We want to move kiocb_start_write() into vfs_iocb_iter_write(), after
the permission hook, but leave kiocb_end_write() in the write completion
handler of the callers of vfs_iocb_iter_write().

After this change, there will be no way of knowing in completion handler,
if write has failed before or after calling kiocb_start_write().

Add a flag IOCB_WRITE_STARTED, which is set and cleared internally by
kiocb_{start,end}_write(), so that kiocb_end_write() could be called for
cleanup of async write, whether it was successful or whether it failed
before or after calling kiocb_start_write().

This flag must not be copied by stacked filesystems (e.g. overlayfs)
that clone the iocb to another iocb for io request on a backing file.

Link: https://lore.kernel.org/r/CAOQ4uxihfJJRxxUhAmOwtD97Lg8PL8RgXw88rH1UfEeP8AtP+w@mail.gmail.com/
Signed-off-by: Amir Goldstein <amir73il@gmail.com>
---

Jens,

The kiocb_{start,end}_write() helpers were originally taken out of
an early version of the permission hooks cleanup patches [1].

This early version of the helpers had the IOCB_WRITE_STARTED flag, but
when I posted the helpers independently from the cleanup series, you had
correctly pointed out [2] that IOCB_WRITE_STARTED is not needed for any
of the existing callers of kiocb_{start,end}_write(), so I removed it for
the final version of the helpers that got merged.

When coming back to the permission hook cleanup, I see that the
IOCB_WRITE_STARTED flag is needed to allow the new semantics of calling
kiocb_start_write() inside vfs_iocb_iter_write() and kiocb_end_write()
in completion callback.

I realize these semantics are not great, but the alternative of moving
the permission hook from vfs_iocb_iter_write() into all the callers is
worse IMO.

Can you accept the solution with IOCB_WRITE_STARTED state flag?
Have a better idea for cleaner iocb issue semantics that will allow
calling the permission hook with freeze protection held?

Thanks,
Amir.

[1] https://lore.kernel.org/linux-fsdevel/20231114153321.1716028-1-amir73il@gmail.com/
[2] https://lore.kernel.org/linux-fsdevel/e6948836-1d9d-4219-9a21-a2ab442a9a34@kernel.dk/

 fs/overlayfs/file.c |  2 +-
 include/linux/fs.h  | 18 ++++++++++++++++--
 2 files changed, 17 insertions(+), 3 deletions(-)

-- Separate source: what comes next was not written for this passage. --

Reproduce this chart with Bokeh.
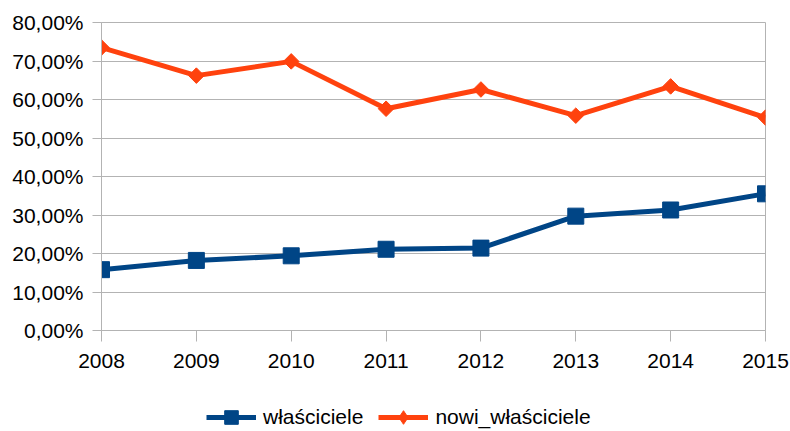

diff --git a/fs/overlayfs/file.c b/fs/overlayfs/file.c
index 131621daeb13..e4baa4ea5c95 100644
--- a/fs/overlayfs/file.c
+++ b/fs/overlayfs/file.c
@@ -455,7 +455,7 @@ static ssize_t ovl_write_iter(struct kiocb *iocb, struct iov_iter *iter)
 
 		aio_req->orig_iocb = iocb;
 		kiocb_clone(&aio_req->iocb, iocb, get_file(real.file));
-		aio_req->iocb.ki_flags = ifl;
+		aio_req->iocb.ki_flags &= ifl;
 		aio_req->iocb.ki_complete = ovl_aio_queue_completion;
 		refcount_set(&aio_req->ref, 2);
 		kiocb_start_write(&aio_req->iocb);
diff --git a/include/linux/fs.h b/include/linux/fs.h
index 98b7a7a8c42e..64414e146e1e 100644
--- a/include/linux/fs.h
+++ b/include/linux/fs.h
@@ -352,6 +352,8 @@ enum rw_hint {
  * unrelated IO (like cache flushing, new IO generation, etc).
  */
 #define IOCB_DIO_CALLER_COMP	(1 << 22)
+/* file_start_write() was called */
+#define IOCB_WRITE_STARTED	(1 << 23)
 
 /* for use in trace events */
 #define TRACE_IOCB_STRINGS \
@@ -366,7 +368,8 @@ enum rw_hint {
 	{ IOCB_WAITQ,		"WAITQ" }, \
 	{ IOCB_NOIO,		"NOIO" }, \
 	{ IOCB_ALLOC_CACHE,	"ALLOC_CACHE" }, \
-	{ IOCB_DIO_CALLER_COMP,	"CALLER_COMP" }
+	{ IOCB_DIO_CALLER_COMP,	"CALLER_COMP" }, \
+	{ IOCB_WRITE_STARTED,	"WRITE_STARTED" }
 
 struct kiocb {
 	struct file		*ki_filp;
@@ -2183,12 +2186,15 @@ static inline void init_sync_kiocb(struct kiocb *kiocb, struct file *filp)
 	};
 }
 
+/* IOCB flags associated with ki_filp state must not be cloned */
+#define IOCB_CLONE_FLAGS_MASK	(~IOCB_WRITE_STARTED)
+
 static inline void kiocb_clone(struct kiocb *kiocb, struct kiocb *kiocb_src,
 			       struct file *filp)
 {
 	*kiocb = (struct kiocb) {
 		.ki_filp = filp,
-		.ki_flags = kiocb_src->ki_flags,
+		.ki_flags = kiocb_src->ki_flags & IOCB_CLONE_FLAGS_MASK,
 		.ki_ioprio = kiocb_src->ki_ioprio,
 		.ki_pos = kiocb_src->ki_pos,
 	};
@@ -2744,12 +2750,16 @@ static inline void kiocb_start_write(struct kiocb *iocb)
 {
 	struct inode *inode = file_inode(iocb->ki_filp);
 
+	if (WARN_ON_ONCE(iocb->ki_flags & IOCB_WRITE_STARTED))
+		return;
+
 	sb_start_write(inode->i_sb);
 	/*
 	 * Fool lockdep by telling it the lock got released so that it
 	 * doesn't complain about the held lock when we return to userspace.
 	 */
 	__sb_writers_release(inode->i_sb, SB_FREEZE_WRITE);
+	iocb->ki_flags |= IOCB_WRITE_STARTED;
 }
 
 /**
@@ -2762,11 +2772,15 @@ static inline void kiocb_end_write(struct kiocb *iocb)
 {
 	struct inode *inode = file_inode(iocb->ki_filp);
 
+	if (!(iocb->ki_flags & IOCB_WRITE_STARTED))
+		return;
+
 	/*
 	 * Tell lockdep we inherited freeze protection from submission thread.
 	 */
 	__sb_writers_acquired(inode->i_sb, SB_FREEZE_WRITE);
 	sb_end_write(inode->i_sb);
+	iocb->ki_flags &= ~IOCB_WRITE_STARTED;
 }
 
 /*
-- 
2.34.1